- [DESCRIPTION OF THE TASK]: Your task is to copy the listing exactly, with the pictures left out.

Entries taken from a collection:
------------------------------------------------------------
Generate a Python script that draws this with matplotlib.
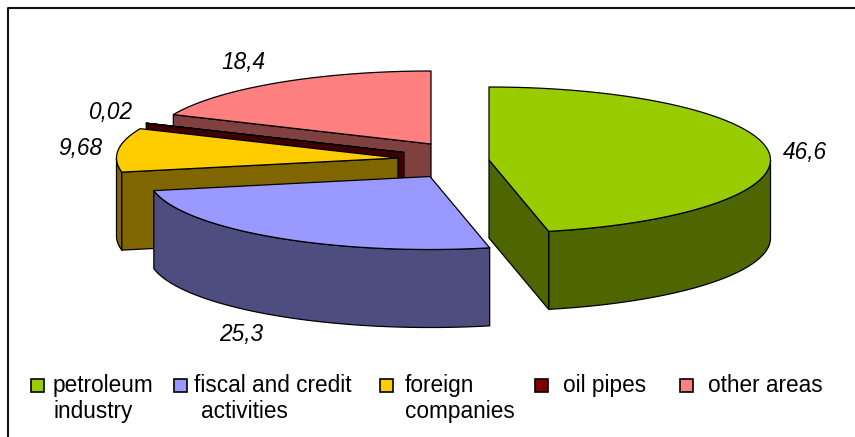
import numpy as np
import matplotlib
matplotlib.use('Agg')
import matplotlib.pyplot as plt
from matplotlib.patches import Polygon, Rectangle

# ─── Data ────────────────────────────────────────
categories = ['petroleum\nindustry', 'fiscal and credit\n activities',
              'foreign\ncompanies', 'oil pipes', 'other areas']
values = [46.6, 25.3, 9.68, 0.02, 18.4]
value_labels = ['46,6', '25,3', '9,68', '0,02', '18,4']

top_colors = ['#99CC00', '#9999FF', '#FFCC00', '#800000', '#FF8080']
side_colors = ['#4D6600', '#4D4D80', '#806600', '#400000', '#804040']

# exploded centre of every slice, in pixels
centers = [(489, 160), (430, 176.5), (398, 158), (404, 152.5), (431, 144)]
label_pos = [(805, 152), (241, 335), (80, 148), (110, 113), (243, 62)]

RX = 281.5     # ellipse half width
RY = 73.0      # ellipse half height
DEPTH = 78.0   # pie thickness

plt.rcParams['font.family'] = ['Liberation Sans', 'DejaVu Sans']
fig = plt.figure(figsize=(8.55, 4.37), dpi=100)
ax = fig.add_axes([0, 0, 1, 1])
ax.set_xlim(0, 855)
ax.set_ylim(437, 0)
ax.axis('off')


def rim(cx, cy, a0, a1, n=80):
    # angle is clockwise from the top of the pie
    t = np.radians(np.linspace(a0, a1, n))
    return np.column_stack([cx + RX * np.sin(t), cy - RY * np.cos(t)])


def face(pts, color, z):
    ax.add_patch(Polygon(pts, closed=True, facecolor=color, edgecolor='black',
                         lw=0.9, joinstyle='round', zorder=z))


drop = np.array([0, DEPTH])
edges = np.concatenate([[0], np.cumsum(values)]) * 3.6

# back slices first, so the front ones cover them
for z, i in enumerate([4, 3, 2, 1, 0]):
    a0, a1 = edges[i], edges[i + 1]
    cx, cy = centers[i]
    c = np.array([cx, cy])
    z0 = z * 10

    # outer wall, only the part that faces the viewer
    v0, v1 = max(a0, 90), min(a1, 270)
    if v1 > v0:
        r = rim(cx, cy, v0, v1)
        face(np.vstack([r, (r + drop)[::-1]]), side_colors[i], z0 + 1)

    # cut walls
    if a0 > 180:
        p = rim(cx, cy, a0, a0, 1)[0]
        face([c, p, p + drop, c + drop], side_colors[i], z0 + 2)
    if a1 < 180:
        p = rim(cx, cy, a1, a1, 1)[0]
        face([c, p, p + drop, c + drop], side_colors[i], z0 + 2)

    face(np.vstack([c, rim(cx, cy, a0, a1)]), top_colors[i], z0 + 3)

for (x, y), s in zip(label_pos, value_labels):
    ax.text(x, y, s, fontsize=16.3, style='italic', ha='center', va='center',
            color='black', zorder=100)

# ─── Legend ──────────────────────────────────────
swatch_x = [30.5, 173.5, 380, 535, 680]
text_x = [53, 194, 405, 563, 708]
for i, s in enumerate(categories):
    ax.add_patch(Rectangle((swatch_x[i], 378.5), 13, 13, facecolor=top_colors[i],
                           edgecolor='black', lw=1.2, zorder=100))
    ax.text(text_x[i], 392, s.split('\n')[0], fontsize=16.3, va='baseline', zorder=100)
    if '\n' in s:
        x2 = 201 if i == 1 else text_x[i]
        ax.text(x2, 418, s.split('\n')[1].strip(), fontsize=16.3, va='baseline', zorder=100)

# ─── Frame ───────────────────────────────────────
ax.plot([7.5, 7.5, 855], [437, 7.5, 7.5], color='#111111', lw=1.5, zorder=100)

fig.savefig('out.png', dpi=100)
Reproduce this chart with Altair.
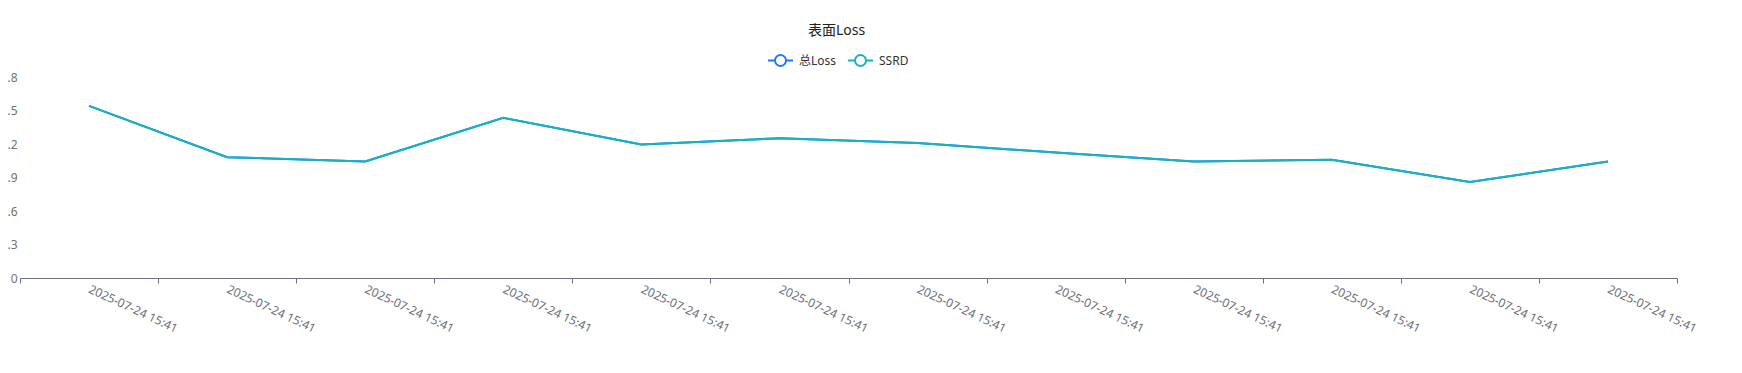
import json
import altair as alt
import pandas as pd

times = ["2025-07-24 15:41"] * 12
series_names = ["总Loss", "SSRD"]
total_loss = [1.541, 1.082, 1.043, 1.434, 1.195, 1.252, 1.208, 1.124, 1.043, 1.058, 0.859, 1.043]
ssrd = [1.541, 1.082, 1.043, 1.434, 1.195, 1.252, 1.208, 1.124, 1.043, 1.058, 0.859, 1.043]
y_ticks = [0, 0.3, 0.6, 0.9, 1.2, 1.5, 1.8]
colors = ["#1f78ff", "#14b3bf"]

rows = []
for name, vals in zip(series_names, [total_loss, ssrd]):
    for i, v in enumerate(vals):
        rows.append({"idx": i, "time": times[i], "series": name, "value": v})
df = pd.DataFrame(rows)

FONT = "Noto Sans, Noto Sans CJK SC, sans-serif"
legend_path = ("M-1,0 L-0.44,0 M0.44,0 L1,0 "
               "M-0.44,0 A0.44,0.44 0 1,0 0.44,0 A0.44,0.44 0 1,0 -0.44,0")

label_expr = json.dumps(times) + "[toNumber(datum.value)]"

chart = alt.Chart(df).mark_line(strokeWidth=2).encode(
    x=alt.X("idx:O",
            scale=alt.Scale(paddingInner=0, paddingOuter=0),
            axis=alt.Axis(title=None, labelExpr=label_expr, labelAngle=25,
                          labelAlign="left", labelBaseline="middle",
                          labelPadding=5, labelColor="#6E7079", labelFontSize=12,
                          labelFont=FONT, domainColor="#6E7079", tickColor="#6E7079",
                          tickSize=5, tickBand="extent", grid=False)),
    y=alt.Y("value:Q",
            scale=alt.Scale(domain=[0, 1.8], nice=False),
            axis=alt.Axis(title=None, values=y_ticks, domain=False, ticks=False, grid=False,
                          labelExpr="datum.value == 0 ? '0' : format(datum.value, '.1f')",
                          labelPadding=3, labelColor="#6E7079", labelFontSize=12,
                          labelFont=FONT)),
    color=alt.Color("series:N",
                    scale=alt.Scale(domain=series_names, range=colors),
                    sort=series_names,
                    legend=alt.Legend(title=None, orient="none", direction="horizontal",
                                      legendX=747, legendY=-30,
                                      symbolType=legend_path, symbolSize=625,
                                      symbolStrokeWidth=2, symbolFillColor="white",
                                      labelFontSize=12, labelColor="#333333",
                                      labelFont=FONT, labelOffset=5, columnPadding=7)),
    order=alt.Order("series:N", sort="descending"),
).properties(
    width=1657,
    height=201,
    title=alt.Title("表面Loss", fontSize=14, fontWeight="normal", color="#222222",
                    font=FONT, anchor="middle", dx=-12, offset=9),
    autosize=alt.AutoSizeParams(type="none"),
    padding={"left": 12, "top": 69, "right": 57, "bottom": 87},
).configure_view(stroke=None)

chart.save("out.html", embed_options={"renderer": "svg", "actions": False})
------------------------------------------------------------
- [TASK OUTPUT]:
Generate a Python script that draws this with matplotlib.
import numpy as np
import matplotlib
matplotlib.use('Agg')
import matplotlib.pyplot as plt
from matplotlib.patches import Polygon, Rectangle

# ─── Data ────────────────────────────────────────
categories = ['petroleum\nindustry', 'fiscal and credit\n activities',
              'foreign\ncompanies', 'oil pipes', 'other areas']
values = [46.6, 25.3, 9.68, 0.02, 18.4]
value_labels = ['46,6', '25,3', '9,68', '0,02', '18,4']

top_colors = ['#99CC00', '#9999FF', '#FFCC00', '#800000', '#FF8080']
side_colors = ['#4D6600', '#4D4D80', '#806600', '#400000', '#804040']

# exploded centre of every slice, in pixels
centers = [(489, 160), (430, 176.5), (398, 158), (404, 152.5), (431, 144)]
label_pos = [(805, 152), (241, 335), (80, 148), (110, 113), (243, 62)]

RX = 281.5     # ellipse half width
RY = 73.0      # ellipse half height
DEPTH = 78.0   # pie thickness

plt.rcParams['font.family'] = ['Liberation Sans', 'DejaVu Sans']
fig = plt.figure(figsize=(8.55, 4.37), dpi=100)
ax = fig.add_axes([0, 0, 1, 1])
ax.set_xlim(0, 855)
ax.set_ylim(437, 0)
ax.axis('off')


def rim(cx, cy, a0, a1, n=80):
    # angle is clockwise from the top of the pie
    t = np.radians(np.linspace(a0, a1, n))
    return np.column_stack([cx + RX * np.sin(t), cy - RY * np.cos(t)])


def face(pts, color, z):
    ax.add_patch(Polygon(pts, closed=True, facecolor=color, edgecolor='black',
                         lw=0.9, joinstyle='round', zorder=z))


drop = np.array([0, DEPTH])
edges = np.concatenate([[0], np.cumsum(values)]) * 3.6

# back slices first, so the front ones cover them
for z, i in enumerate([4, 3, 2, 1, 0]):
    a0, a1 = edges[i], edges[i + 1]
    cx, cy = centers[i]
    c = np.array([cx, cy])
    z0 = z * 10

    # outer wall, only the part that faces the viewer
    v0, v1 = max(a0, 90), min(a1, 270)
    if v1 > v0:
        r = rim(cx, cy, v0, v1)
        face(np.vstack([r, (r + drop)[::-1]]), side_colors[i], z0 + 1)

    # cut walls
    if a0 > 180:
        p = rim(cx, cy, a0, a0, 1)[0]
        face([c, p, p + drop, c + drop], side_colors[i], z0 + 2)
    if a1 < 180:
        p = rim(cx, cy, a1, a1, 1)[0]
        face([c, p, p + drop, c + drop], side_colors[i], z0 + 2)

    face(np.vstack([c, rim(cx, cy, a0, a1)]), top_colors[i], z0 + 3)

for (x, y), s in zip(label_pos, value_labels):
    ax.text(x, y, s, fontsize=16.3, style='italic', ha='center', va='center',
            color='black', zorder=100)

# ─── Legend ──────────────────────────────────────
swatch_x = [30.5, 173.5, 380, 535, 680]
text_x = [53, 194, 405, 563, 708]
for i, s in enumerate(categories):
    ax.add_patch(Rectangle((swatch_x[i], 378.5), 13, 13, facecolor=top_colors[i],
                           edgecolor='black', lw=1.2, zorder=100))
    ax.text(text_x[i], 392, s.split('\n')[0], fontsize=16.3, va='baseline', zorder=100)
    if '\n' in s:
        x2 = 201 if i == 1 else text_x[i]
        ax.text(x2, 418, s.split('\n')[1].strip(), fontsize=16.3, va='baseline', zorder=100)

# ─── Frame ───────────────────────────────────────
ax.plot([7.5, 7.5, 855], [437, 7.5, 7.5], color='#111111', lw=1.5, zorder=100)

fig.savefig('out.png', dpi=100)
Reproduce this chart with Altair.
import json
import altair as alt
import pandas as pd

times = ["2025-07-24 15:41"] * 12
series_names = ["总Loss", "SSRD"]
total_loss = [1.541, 1.082, 1.043, 1.434, 1.195, 1.252, 1.208, 1.124, 1.043, 1.058, 0.859, 1.043]
ssrd = [1.541, 1.082, 1.043, 1.434, 1.195, 1.252, 1.208, 1.124, 1.043, 1.058, 0.859, 1.043]
y_ticks = [0, 0.3, 0.6, 0.9, 1.2, 1.5, 1.8]
colors = ["#1f78ff", "#14b3bf"]

rows = []
for name, vals in zip(series_names, [total_loss, ssrd]):
    for i, v in enumerate(vals):
        rows.append({"idx": i, "time": times[i], "series": name, "value": v})
df = pd.DataFrame(rows)

FONT = "Noto Sans, Noto Sans CJK SC, sans-serif"
legend_path = ("M-1,0 L-0.44,0 M0.44,0 L1,0 "
               "M-0.44,0 A0.44,0.44 0 1,0 0.44,0 A0.44,0.44 0 1,0 -0.44,0")

label_expr = json.dumps(times) + "[toNumber(datum.value)]"

chart = alt.Chart(df).mark_line(strokeWidth=2).encode(
    x=alt.X("idx:O",
            scale=alt.Scale(paddingInner=0, paddingOuter=0),
            axis=alt.Axis(title=None, labelExpr=label_expr, labelAngle=25,
                          labelAlign="left", labelBaseline="middle",
                          labelPadding=5, labelColor="#6E7079", labelFontSize=12,
                          labelFont=FONT, domainColor="#6E7079", tickColor="#6E7079",
                          tickSize=5, tickBand="extent", grid=False)),
    y=alt.Y("value:Q",
            scale=alt.Scale(domain=[0, 1.8], nice=False),
            axis=alt.Axis(title=None, values=y_ticks, domain=False, ticks=False, grid=False,
                          labelExpr="datum.value == 0 ? '0' : format(datum.value, '.1f')",
                          labelPadding=3, labelColor="#6E7079", labelFontSize=12,
                          labelFont=FONT)),
    color=alt.Color("series:N",
                    scale=alt.Scale(domain=series_names, range=colors),
                    sort=series_names,
                    legend=alt.Legend(title=None, orient="none", direction="horizontal",
                                      legendX=747, legendY=-30,
                                      symbolType=legend_path, symbolSize=625,
                                      symbolStrokeWidth=2, symbolFillColor="white",
                                      labelFontSize=12, labelColor="#333333",
                                      labelFont=FONT, labelOffset=5, columnPadding=7)),
    order=alt.Order("series:N", sort="descending"),
).properties(
    width=1657,
    height=201,
    title=alt.Title("表面Loss", fontSize=14, fontWeight="normal", color="#222222",
                    font=FONT, anchor="middle", dx=-12, offset=9),
    autosize=alt.AutoSizeParams(type="none"),
    padding={"left": 12, "top": 69, "right": 57, "bottom": 87},
).configure_view(stroke=None)

chart.save("out.html", embed_options={"renderer": "svg", "actions": False})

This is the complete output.